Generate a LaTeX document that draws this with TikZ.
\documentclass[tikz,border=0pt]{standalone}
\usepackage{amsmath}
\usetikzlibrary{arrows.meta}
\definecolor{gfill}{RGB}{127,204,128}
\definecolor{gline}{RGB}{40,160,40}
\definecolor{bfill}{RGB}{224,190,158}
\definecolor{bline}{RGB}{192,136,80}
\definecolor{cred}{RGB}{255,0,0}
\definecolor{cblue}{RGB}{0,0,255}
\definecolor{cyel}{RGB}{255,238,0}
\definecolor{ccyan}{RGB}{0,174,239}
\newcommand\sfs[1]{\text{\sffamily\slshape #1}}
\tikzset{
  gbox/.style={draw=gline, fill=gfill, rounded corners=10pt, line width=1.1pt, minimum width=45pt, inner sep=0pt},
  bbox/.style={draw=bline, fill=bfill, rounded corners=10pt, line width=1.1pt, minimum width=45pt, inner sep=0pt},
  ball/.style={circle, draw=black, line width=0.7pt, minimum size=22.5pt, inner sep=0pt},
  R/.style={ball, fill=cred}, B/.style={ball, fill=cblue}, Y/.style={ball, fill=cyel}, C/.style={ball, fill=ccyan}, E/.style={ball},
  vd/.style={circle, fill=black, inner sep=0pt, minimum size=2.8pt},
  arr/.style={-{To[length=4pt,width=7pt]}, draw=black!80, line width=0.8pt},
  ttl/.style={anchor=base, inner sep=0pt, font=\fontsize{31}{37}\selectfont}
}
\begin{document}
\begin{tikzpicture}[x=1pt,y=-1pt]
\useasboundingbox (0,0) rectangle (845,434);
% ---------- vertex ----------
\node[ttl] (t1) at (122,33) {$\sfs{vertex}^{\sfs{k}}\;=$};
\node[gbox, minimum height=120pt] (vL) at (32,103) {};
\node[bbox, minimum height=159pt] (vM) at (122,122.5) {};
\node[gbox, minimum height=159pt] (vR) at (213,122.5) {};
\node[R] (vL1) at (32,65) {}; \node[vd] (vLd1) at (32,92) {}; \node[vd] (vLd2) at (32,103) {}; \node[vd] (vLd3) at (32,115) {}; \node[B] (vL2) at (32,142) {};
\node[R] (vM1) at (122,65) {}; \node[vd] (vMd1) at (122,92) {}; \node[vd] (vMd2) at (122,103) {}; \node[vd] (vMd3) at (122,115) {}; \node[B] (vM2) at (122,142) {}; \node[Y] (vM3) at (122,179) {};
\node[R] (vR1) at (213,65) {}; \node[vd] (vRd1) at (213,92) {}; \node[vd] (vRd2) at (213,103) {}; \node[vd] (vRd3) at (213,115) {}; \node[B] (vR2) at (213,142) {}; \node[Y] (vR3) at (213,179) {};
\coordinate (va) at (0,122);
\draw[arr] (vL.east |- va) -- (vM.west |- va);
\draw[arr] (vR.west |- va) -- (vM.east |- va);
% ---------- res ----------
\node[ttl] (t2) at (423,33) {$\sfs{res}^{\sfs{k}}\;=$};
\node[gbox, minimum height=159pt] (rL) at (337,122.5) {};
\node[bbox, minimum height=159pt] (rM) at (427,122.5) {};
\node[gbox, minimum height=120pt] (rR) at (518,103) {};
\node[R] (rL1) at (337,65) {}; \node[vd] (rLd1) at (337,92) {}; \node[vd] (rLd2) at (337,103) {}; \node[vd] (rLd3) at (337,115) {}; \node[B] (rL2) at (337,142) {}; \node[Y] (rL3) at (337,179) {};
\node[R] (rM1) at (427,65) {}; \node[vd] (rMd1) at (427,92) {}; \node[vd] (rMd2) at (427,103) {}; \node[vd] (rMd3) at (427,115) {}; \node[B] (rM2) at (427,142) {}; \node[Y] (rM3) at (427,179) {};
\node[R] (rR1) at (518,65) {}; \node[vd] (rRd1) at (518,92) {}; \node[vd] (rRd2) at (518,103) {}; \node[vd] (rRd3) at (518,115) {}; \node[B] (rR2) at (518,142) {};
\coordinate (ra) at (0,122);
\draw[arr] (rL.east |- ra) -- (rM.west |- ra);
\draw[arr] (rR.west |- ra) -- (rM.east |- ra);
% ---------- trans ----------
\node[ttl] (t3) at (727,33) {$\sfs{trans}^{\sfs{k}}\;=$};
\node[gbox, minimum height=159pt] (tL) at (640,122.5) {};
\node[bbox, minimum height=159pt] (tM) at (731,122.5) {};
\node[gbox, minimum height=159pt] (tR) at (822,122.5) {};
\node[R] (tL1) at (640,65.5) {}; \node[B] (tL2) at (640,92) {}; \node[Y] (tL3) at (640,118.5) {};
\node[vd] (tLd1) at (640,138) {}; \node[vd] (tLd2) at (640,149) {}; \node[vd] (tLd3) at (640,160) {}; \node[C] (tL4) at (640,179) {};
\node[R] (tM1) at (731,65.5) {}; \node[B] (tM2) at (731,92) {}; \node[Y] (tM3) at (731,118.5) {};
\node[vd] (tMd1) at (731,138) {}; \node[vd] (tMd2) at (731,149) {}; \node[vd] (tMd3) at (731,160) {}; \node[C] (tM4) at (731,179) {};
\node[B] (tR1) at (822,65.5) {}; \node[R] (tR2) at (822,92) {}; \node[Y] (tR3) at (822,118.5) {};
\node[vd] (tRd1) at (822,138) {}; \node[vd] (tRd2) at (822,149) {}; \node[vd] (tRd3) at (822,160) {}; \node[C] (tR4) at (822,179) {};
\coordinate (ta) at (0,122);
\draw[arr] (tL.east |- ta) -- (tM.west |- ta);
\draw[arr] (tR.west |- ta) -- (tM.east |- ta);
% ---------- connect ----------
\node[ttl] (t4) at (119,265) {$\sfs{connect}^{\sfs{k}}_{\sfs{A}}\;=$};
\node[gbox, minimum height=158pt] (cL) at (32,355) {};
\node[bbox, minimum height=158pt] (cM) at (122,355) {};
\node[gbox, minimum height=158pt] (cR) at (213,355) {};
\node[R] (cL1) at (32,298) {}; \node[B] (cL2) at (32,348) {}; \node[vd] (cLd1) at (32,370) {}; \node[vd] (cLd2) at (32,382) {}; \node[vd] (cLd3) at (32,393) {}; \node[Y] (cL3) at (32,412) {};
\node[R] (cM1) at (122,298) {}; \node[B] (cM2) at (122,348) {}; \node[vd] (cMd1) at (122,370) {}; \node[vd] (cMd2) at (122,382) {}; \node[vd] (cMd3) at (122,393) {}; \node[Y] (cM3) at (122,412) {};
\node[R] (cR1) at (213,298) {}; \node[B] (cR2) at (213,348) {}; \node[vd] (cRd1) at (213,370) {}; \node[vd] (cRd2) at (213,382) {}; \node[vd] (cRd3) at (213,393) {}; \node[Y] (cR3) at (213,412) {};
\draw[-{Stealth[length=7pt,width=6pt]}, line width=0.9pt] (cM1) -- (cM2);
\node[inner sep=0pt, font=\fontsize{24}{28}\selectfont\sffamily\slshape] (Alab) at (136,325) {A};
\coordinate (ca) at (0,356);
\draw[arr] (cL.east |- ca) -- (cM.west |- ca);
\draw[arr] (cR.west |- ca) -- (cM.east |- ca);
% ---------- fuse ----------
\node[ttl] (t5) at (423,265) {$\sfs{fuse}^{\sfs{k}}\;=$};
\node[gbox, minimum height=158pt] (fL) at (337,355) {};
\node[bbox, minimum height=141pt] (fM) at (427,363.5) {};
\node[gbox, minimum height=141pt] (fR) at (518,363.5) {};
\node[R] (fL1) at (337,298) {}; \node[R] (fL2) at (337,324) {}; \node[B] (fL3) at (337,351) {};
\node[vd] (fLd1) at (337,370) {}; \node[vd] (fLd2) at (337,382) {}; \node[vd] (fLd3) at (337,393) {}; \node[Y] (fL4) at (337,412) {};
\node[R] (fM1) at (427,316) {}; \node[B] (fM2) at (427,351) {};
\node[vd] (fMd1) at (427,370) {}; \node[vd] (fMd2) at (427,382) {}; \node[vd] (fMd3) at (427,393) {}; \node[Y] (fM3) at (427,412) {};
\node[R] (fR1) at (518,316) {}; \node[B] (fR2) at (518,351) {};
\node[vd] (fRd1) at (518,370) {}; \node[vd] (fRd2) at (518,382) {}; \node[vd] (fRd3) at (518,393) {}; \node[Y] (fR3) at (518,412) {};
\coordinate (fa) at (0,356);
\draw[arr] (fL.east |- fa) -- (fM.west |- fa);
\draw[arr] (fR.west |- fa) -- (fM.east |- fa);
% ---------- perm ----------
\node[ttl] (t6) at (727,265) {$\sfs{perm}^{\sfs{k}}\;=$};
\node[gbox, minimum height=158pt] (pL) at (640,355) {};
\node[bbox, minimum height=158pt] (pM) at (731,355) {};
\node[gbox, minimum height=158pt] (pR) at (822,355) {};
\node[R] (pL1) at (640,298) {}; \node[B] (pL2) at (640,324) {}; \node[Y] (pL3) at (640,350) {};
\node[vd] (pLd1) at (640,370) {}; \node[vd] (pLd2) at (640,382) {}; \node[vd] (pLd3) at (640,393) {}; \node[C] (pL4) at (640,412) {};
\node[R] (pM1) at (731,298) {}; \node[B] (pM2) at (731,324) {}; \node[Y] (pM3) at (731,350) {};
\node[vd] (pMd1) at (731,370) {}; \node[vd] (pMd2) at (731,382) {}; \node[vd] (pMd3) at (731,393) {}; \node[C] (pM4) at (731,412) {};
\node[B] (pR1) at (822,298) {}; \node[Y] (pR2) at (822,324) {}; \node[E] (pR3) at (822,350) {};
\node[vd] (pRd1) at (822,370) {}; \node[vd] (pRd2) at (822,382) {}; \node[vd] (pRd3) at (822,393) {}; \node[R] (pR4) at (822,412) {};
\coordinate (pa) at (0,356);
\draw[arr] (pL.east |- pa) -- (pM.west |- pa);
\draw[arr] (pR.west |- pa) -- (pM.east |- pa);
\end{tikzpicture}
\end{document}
==
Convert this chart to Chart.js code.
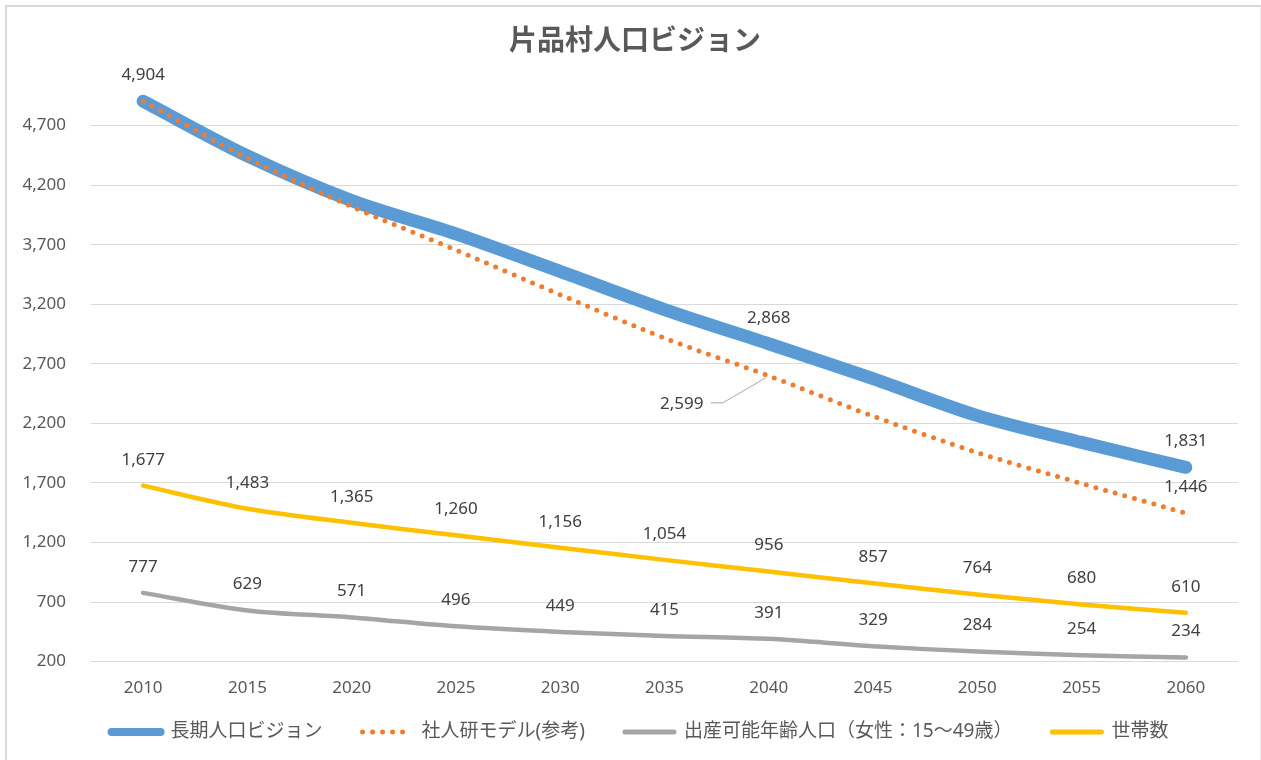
* * *
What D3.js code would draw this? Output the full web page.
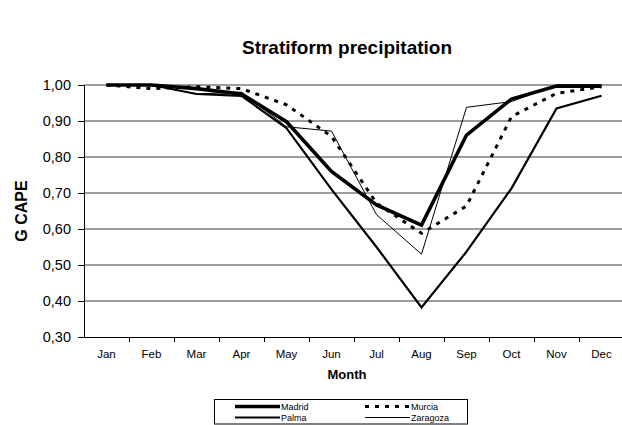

**WRITTEN TASK:** Give the number of lines that hold the word "code" in these records, with nothing added.

**SOLVED PROBLEM:** 2